One way to do this is to briefly stop driving the motor, long enough to let any residual current from the driving voltage die down, and then simply measure the voltage. The time it takes the current to settle will depend on the inductance of the windings. This is simple to understand, and the undriven interval can be made quite short, but this has obvious disadvantages.

Another method involves a clever use of Ohm's law. A motor can be modeled as a series circuit of an inductor, a resistor, and a voltage source. The inductor represents the inductance of the motor's windings. The resistor is the resistance of that wire.

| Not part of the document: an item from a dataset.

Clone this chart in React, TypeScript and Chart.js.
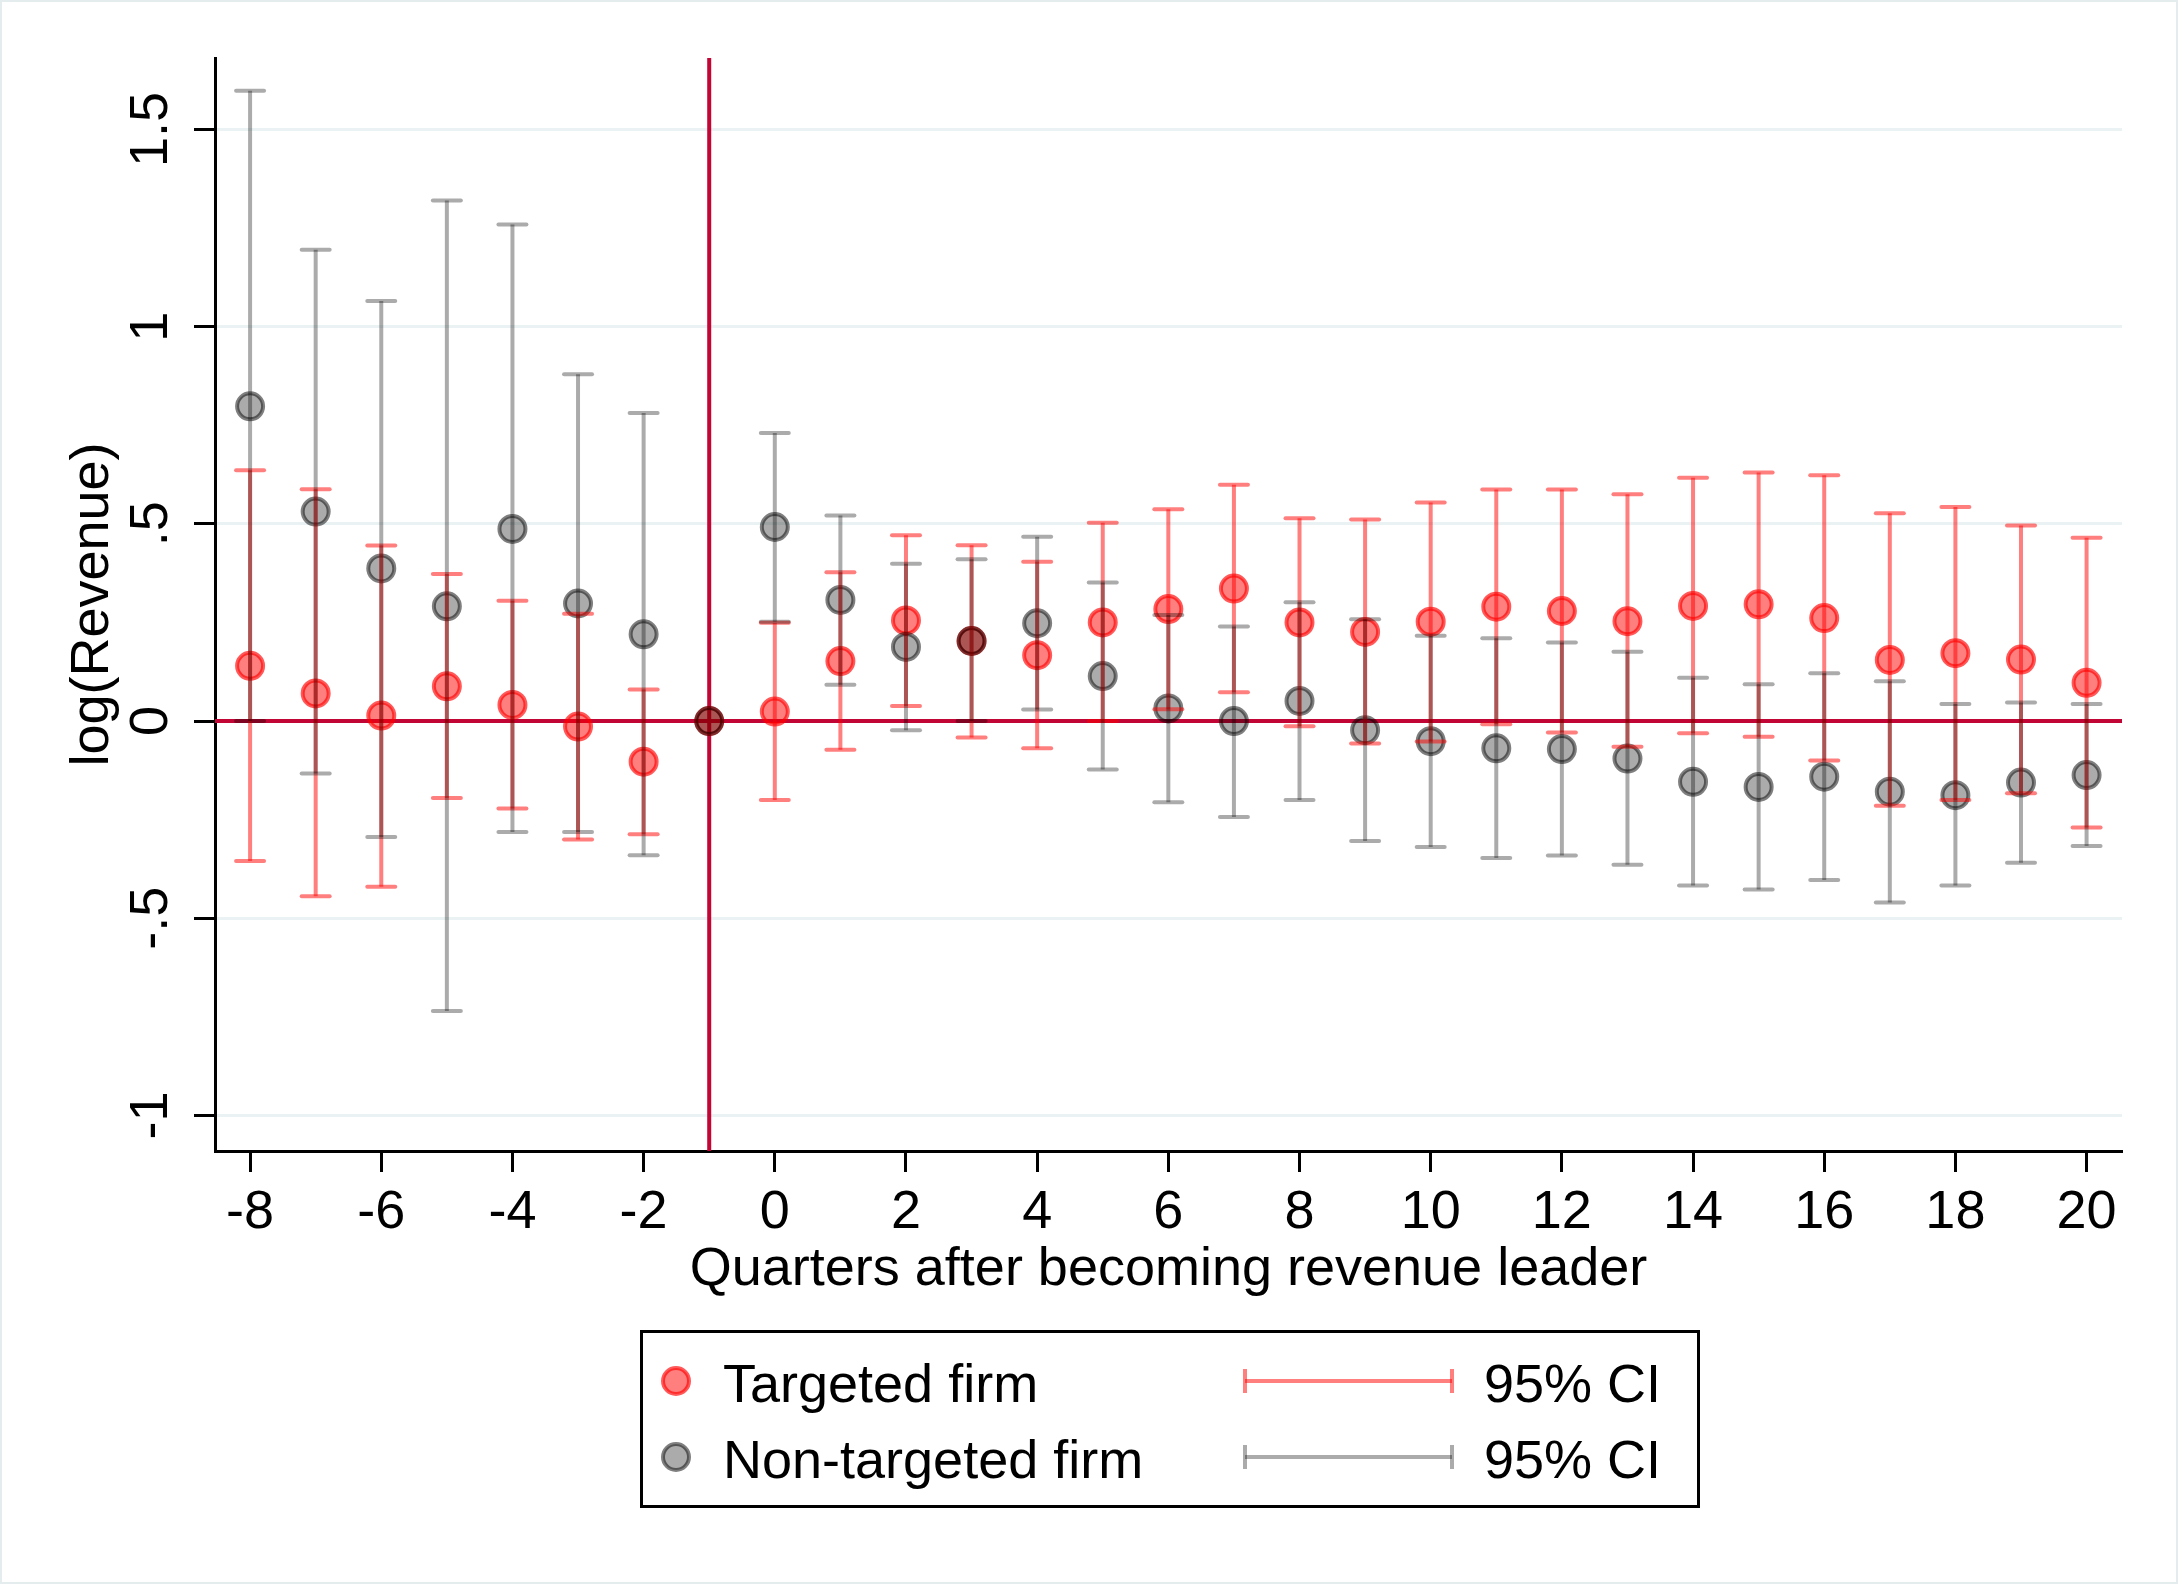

The voltage source represents the back-EMF, and it is directly proportional to the speed of the motor.

motor model schematic

If we can know the resistance of the motor, and we can measure the current in the motor, we can infer what the back-EMF must be while the motor is being driven! Here's how:

We can ignore \$L_m\$ so long as the current through the motor is not changing much, because the voltage across an inductor proportional to the rate of change of current. No change in current means no voltage across the inductor.

If we are driving the motor with PWM, then the inductor serves to keep the current in the motor relatively constant. All we care about then, is really the average voltage of \$V_{drv}\$, which is just the supply voltage multiplied by the duty cycle.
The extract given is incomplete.